Notibras

Bebida de casca mastigada, de uso privativo, desce pela goela errada

Quem chega aqui em casa encontra, ao abrir o portão, um frondoso pé de jabuticaba adornando o pequeno jardim, que só não fica mais bonito porque as patas do Alfredo não deixam.

Às vezes passo tempo contemplando a jabuticabeira e lembrando da infância. Vó Odete cultivava uma no fundo do quintal onde eu sempre brincava. A cada safra, filhos e netos devoravam tudo, ali mesmo no pé.

– Não engula o caroço – advertia a vovó.

– Ou coma a casca.

Dicas valiosas para que o banquete não entupisse as tripas. Algumas vezes não segui direitinho e me dei mal. Quem nunca?

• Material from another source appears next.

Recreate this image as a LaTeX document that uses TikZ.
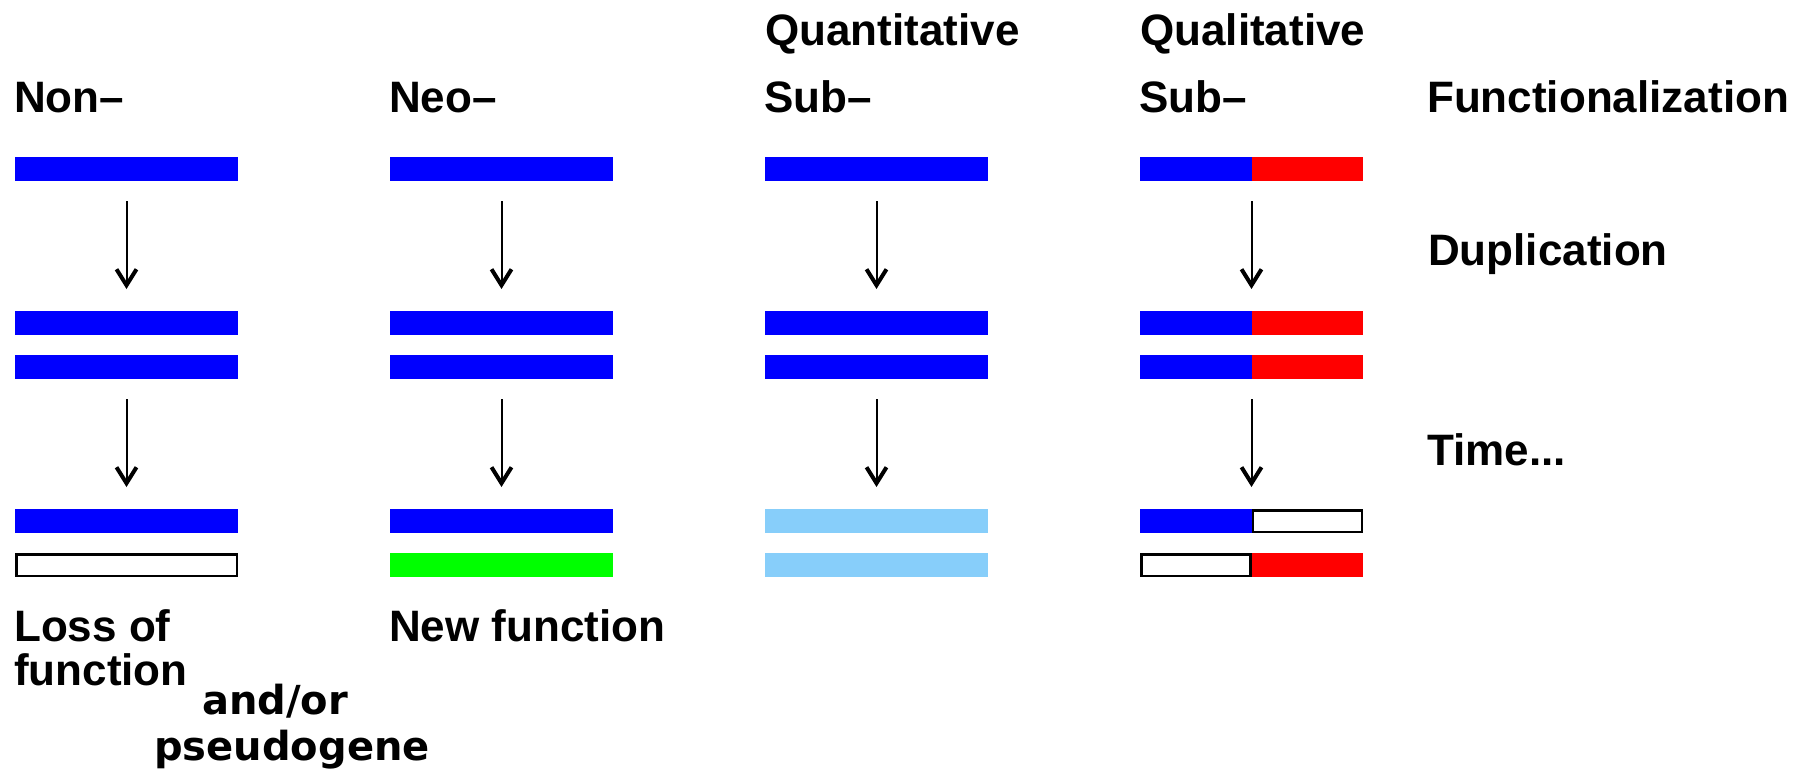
\documentclass[tikz,border=0pt]{standalone}
\usepackage{fontspec}
\setmainfont{Liberation Sans}
\newfontfamily\dvfont{DejaVu Sans}
\usetikzlibrary{arrows.meta,calc}
\definecolor{geneblue}{RGB}{0,0,255}
\definecolor{genered}{RGB}{255,0,0}
\definecolor{genegreen}{RGB}{0,255,0}
\definecolor{genelight}{RGB}{135,206,250}
\tikzset{
  bar/.style={minimum width=223pt,minimum height=24pt,inner sep=0pt,outer sep=0pt,anchor=north west},
  lbl/.style={anchor=base west,inner sep=0pt,font=\fontsize{44}{50}\selectfont\bfseries},
  note/.style={anchor=base west,inner sep=0pt,font=\fontsize{40}{46}\selectfont\dvfont\bfseries},
  flow/.style={line width=2pt,-{Straight Barb[length=16pt,width=20pt,line width=4pt]},shorten <=20pt,shorten >=22pt},
  hollow/.style={line width=2.5pt}
}
\begin{document}
\begin{tikzpicture}[x=1pt,y=1pt]
\useasboundingbox (0,0) rectangle (1805,-771);
% column headings
\node[lbl] (h1) at (14,-112) {Non–};
\node[lbl] (h2) at (389,-112) {Neo–};
\node[lbl] (h3a) at (765,-45) {Quantitative};
\node[lbl] (h3b) at (764,-112) {Sub–};
\node[lbl] (h4a) at (1140,-45) {Qualitative};
\node[lbl] (h4b) at (1139,-112) {Sub–};
% row labels
\node[lbl] (r1) at (1427,-112) {Functionalization};
\node[lbl] (r2) at (1428,-265) {Duplication};
\node[lbl] (r3) at (1427,-465) {Time...};
% bottom labels
\node[lbl] (b1) at (14,-641) {Loss of};
\node[lbl] (b2) at (14,-685) {function};
\node[lbl] (b3) at (389,-641) {New function};
\node[note] (b4) at (202,-714) {and/or};
\node[note] (b5) at (154,-760) {pseudogene};

% column 1: Non-functionalization
\node[bar,fill=geneblue] (a1) at (15,-157) {};
\node[bar,fill=geneblue] (a2) at (15,-311) {};
\node[bar,fill=geneblue] (a3) at (15,-355) {};
\node[bar,fill=geneblue] (a4) at (15,-509) {};
\node[bar] (a5) at (15,-553) {};
\draw[hollow] ($(a5.north west)+(1.25,-1.25)$) rectangle ($(a5.south east)+(-1.25,1.25)$);
\draw[flow] (a1) -- (a2);
\draw[flow] (a3) -- (a4);

% column 2: Neo-functionalization
\node[bar,fill=geneblue] (b1g) at (390,-157) {};
\node[bar,fill=geneblue] (b2g) at (390,-311) {};
\node[bar,fill=geneblue] (b3g) at (390,-355) {};
\node[bar,fill=geneblue] (b4g) at (390,-509) {};
\node[bar,fill=genegreen] (b5g) at (390,-553) {};
\draw[flow] (b1g) -- (b2g);
\draw[flow] (b3g) -- (b4g);

% column 3: Quantitative sub-functionalization
\node[bar,fill=geneblue] (c1) at (765,-157) {};
\node[bar,fill=geneblue] (c2) at (765,-311) {};
\node[bar,fill=geneblue] (c3) at (765,-355) {};
\node[bar,fill=genelight] (c4) at (765,-509) {};
\node[bar,fill=genelight] (c5) at (765,-553) {};
\draw[flow] (c1) -- (c2);
\draw[flow] (c3) -- (c4);

% column 4: Qualitative sub-functionalization
\node[bar] (d1) at (1140,-157) {};
\fill[geneblue] (d1.north west) rectangle (d1.south);
\fill[genered] (d1.north) rectangle (d1.south east);
\node[bar] (d2) at (1140,-311) {};
\fill[geneblue] (d2.north west) rectangle (d2.south);
\fill[genered] (d2.north) rectangle (d2.south east);
\node[bar] (d3) at (1140,-355) {};
\fill[geneblue] (d3.north west) rectangle (d3.south);
\fill[genered] (d3.north) rectangle (d3.south east);
\node[bar] (d4) at (1140,-509) {};
\fill[geneblue] (d4.north west) rectangle (d4.south);
\draw[hollow] ($(d4.north)+(1.25,-1.25)$) rectangle ($(d4.south east)+(-1.25,1.25)$);
\node[bar] (d5) at (1140,-553) {};
\fill[genered] (d5.north) rectangle (d5.south east);
\draw[hollow] ($(d5.north west)+(1.25,-1.25)$) rectangle ($(d5.south)+(-1.25,1.25)$);
\draw[flow] (d1) -- (d2);
\draw[flow] (d3) -- (d4);
\end{tikzpicture}
\end{document}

Vó Odete aproveitava as frutas boas que caíam espontaneamente para fazer um delicioso licor, sempre servido a quem a visitava.

Numa garrafa à parte e que normalmente ficava escondida, ela guardava seu licor privativo. Não era servido a ninguém, pois feito com as cascas que ela mesma havia degustado. Só os familiares sabiam.

Reza a lenda que, certo dia, o pastor da igreja lhe fez visita inesperada, sentou-se à mesa e ficou encantado com a garrafa do licor de jabuticabas chupadas, deixada ali por descuido.

– O que é isso aqui, irmã?

– Licor de fruta.

Foi a resposta genérica que ela arrumou para não cometer o pecado da mentira e, ao mesmo tempo, não revelar a matéria-prima.

– Eu quero – entusiasmou-se o pastor.

Desconcertada e sem alternativa, vó Odete teria servido a bebida e recebido elogio pelo sabor especial. Ela negou o fato até subir ao céu, mas se divertia quando eu contava a história em rodas de conversa.

Com saudades dela, cultivo o pé de jabuticaba aqui de casa e aproveito todas as safras para também preparar o nosso licor. Mas só com jabuticaba nova, fiquem tranquilos os visitantes.